“"There is only one way forward. Evaluations and monitoring activity go from an afterthought QA task and become the forefront of how management gains trust and confidence in their systems and processes."
Jonathan ShertokGlobal AI Group Product Manager and Chief of Staff @ EY
GenAI is breaking every IT playbook. As systems become less predictable, traditional methods of ensuring trust and control no longer hold up, and xperts in the enterprise stress it's time for a new approach.
Jonathan Shertok, Global AI Group Product Manager and Chief of Staff at EY, has spent years deep in the weeds of internal controls. Now, he's calling for a fundamental reset in how organizations build trust in AI.
- Trust or bust: As organizations race to adopt AI, many are skipping the hard part: building real trust. Shertok argues that assurance can’t be an afterthought anymore. "There is only one way forward," he says. "Evaluations and monitoring activity go from an afterthought QA task and become the forefront of how management gains trust and confidence in their systems and processes."
- The ghost of Big Data past: We've been here before. Shertok compares today's AI buzz to the Big Data boom, when hype outpaced control. "When Big Data became in vogue, it washed over mainstream media, and reshaped companies. There was a lot of early investment there, and a lot of wasted cost," he recalls.
- Back then, it took time to realize that digital didn't automatically mean accurate. Now, AI demands that same reckoning—especially when it comes to ICFR and SOX compliance.
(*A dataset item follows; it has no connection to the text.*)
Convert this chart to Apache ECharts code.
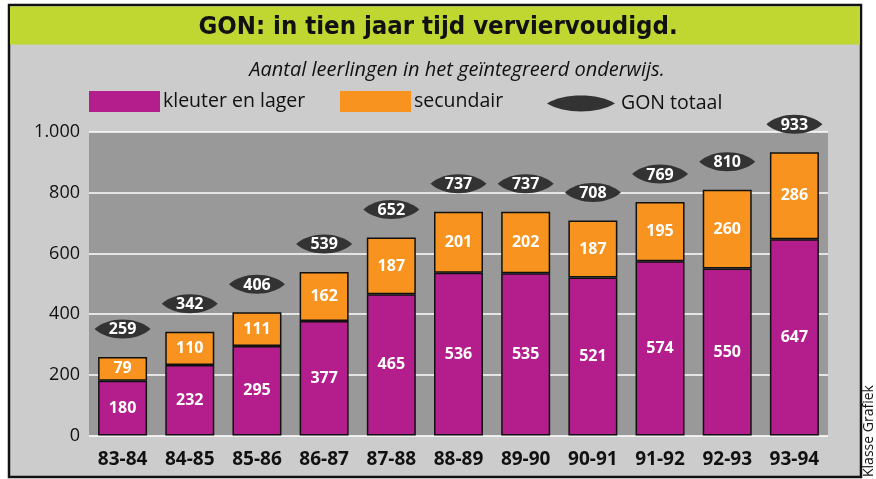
<!DOCTYPE html>
<html>
<head>
<meta charset="utf-8">
<script src="https://cdn.jsdelivr.net/npm/echarts@6/dist/echarts.min.js"></script>
<style>
  html, body { margin: 0; padding: 0; background: #fff; }
  #chart { width: 876px; height: 479px; }
</style>
</head>
<body>
<div id="chart"></div>
<script>
const years = ['83-84', '84-85', '85-86', '86-87', '87-88', '88-89', '89-90', '90-91', '91-92', '92-93', '93-94'];
const kleuter = [180, 232, 295, 377, 465, 536, 535, 521, 574, 550, 647];
const secundair = [79, 110, 111, 162, 187, 201, 202, 187, 195, 260, 286];
const totaal = [259, 342, 406, 539, 652, 737, 737, 708, 769, 810, 933];

const FONT = '"Open Sans", "Noto Sans", sans-serif';
// lens ("eye") shape for the legend, 68 x 16
const EYE_ICON = 'path://M0,8 C17,-2.67 51,-2.67 68,8 C51,18.67 17,18.67 0,8 Z';

// eye shape around a point, absolute coordinates (total height h)
function eyePath(cx, cy, w, h) {
  const k = h / 2 / 0.75;
  const l = cx - w / 2, r = cx + w / 2;
  return 'M' + l + ',' + cy +
    ' C' + (cx - w / 4) + ',' + (cy - k) + ' ' + (cx + w / 4) + ',' + (cy - k) + ' ' + r + ',' + cy +
    ' C' + (cx + w / 4) + ',' + (cy + k) + ' ' + (cx - w / 4) + ',' + (cy + k) + ' ' + l + ',' + cy + ' Z';
}

const chart = echarts.init(document.getElementById('chart'));

const option = {
  animation: false,
  textStyle: { fontFamily: FONT },
  graphic: [
    // frame + background
    { type: 'rect', z: -10, shape: { x: 9, y: 5, width: 852, height: 472 },
      style: { fill: '#cccccc', stroke: '#111', lineWidth: 2.5 } },
    { type: 'rect', z: -9, shape: { x: 10, y: 6.5, width: 850, height: 38 },
      style: { fill: '#bfd730' } },
    { type: 'text', x: 438, y: 27,
      style: { text: 'GON: in tien jaar tijd verviervoudigd.', align: 'center', verticalAlign: 'middle',
        fill: '#111', font: 'bold 25.5px "DejaVu Sans Condensed", sans-serif' } },
    { type: 'text', x: 457, y: 70,
      style: { text: 'Aantal leerlingen in het geïntegreerd onderwijs.', align: 'center', verticalAlign: 'middle',
        fill: '#111', font: 'italic 20px ' + FONT } },
    { type: 'text', x: 869, y: 477, rotation: Math.PI / 2,
      style: { text: 'Klasse Grafiek', align: 'left', verticalAlign: 'middle',
        fill: '#111', font: '14px ' + FONT } }
  ],
  legend: [
    { left: 89, top: 91, padding: 0, itemWidth: 71, itemHeight: 21, icon: 'rect', data: ['kleuter en lager'],
      itemStyle: { borderWidth: 0 },
      textStyle: { fontSize: 19.5, color: '#111', padding: [0, 0, 0, -2] } },
    { left: 340, top: 91, padding: 0, itemWidth: 71, itemHeight: 21, icon: 'rect', data: ['secundair'],
      itemStyle: { borderWidth: 0 },
      textStyle: { fontSize: 19.5, color: '#111', padding: [0, 0, 0, -2] } },
    { left: 547, top: 93.5, padding: 0, itemWidth: 68, itemHeight: 16, icon: EYE_ICON, data: ['GON totaal'],
      textStyle: { fontSize: 19.5, color: '#111', padding: [0, 0, 0, 1] } }
  ],
  grid: {
    left: 89, right: 48, top: 132, bottom: 43.5,
    show: true, backgroundColor: '#999999', borderWidth: 0
  },
  xAxis: {
    type: 'category',
    data: years,
    axisLine: { show: false },
    axisTick: { show: false },
    axisLabel: { color: '#111', fontSize: 19, fontWeight: 'bold', margin: 15 }
  },
  yAxis: {
    type: 'value',
    min: 0, max: 1000, interval: 200,
    axisLine: { show: false },
    axisTick: { show: false },
    axisLabel: {
      color: '#111', fontSize: 18, margin: 9,
      formatter: v => v >= 1000 ? (v / 1000) + '.' + String(v % 1000).padStart(3, '0') : v
    },
    splitLine: { lineStyle: { color: '#ffffff', width: 1.5 } }
  },
  series: [
    {
      name: 'kleuter en lager', type: 'bar', stack: 'gon', barWidth: 49,
      data: kleuter,
      itemStyle: { color: '#b31e8c', borderColor: '#111', borderWidth: 1.5 },
      label: { show: true, position: 'inside', color: '#fff', fontWeight: 'bold', fontSize: 16 }
    },
    {
      name: 'secundair', type: 'bar', stack: 'gon', barWidth: 49,
      data: secundair,
      itemStyle: { color: '#f7931e', borderColor: '#111', borderWidth: 1.5 },
      label: { show: true, position: 'inside', color: '#fff', fontWeight: 'bold', fontSize: 16 }
    },
    {
      name: 'GON totaal', type: 'custom',
      itemStyle: { color: '#333333' },
      data: totaal.map((v, i) => [i, v]),
      z: 5,
      renderItem: function (params, api) {
        const p = api.coord([api.value(0), api.value(1)]);
        const cx = p[0], cy = p[1] - 28;
        return {
          type: 'group',
          children: [
            { type: 'path',
              shape: { pathData: eyePath(cx, cy, 56, 19) },
              style: { fill: '#333333' } },
            { type: 'text',
              style: { text: String(api.value(1)), x: cx, y: cy + 1, align: 'center', verticalAlign: 'middle',
                fill: '#fff', font: 'bold 16px ' + FONT } }
          ]
        };
      }
    }
  ]
};

chart.setOption(option);
</script>
</body>
</html>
- Testing, testing: Old testing methods don't work here. Traditional systems can be validated by checking every outcome. But with GenAI, "You can't test every calculation alternative because the whole system is generative," Shertok explains. "GenAI and agents flip that on its head." Instead, assurance depends on evaluating behavior: stress-testing known patterns, edge cases, and defined performance criteria to see how the system responds.
AI systems don’t show their true colors until they're in the wild. Real behavior emerges post-deployment, as people interact in ways no test environment can fully predict. "This is where I foresee all of ICFR that touches AI going—it's an inevitability," Shertok says. "This pattern of evaluation and monitoring could scale to all non-deterministic or probabilistic systems."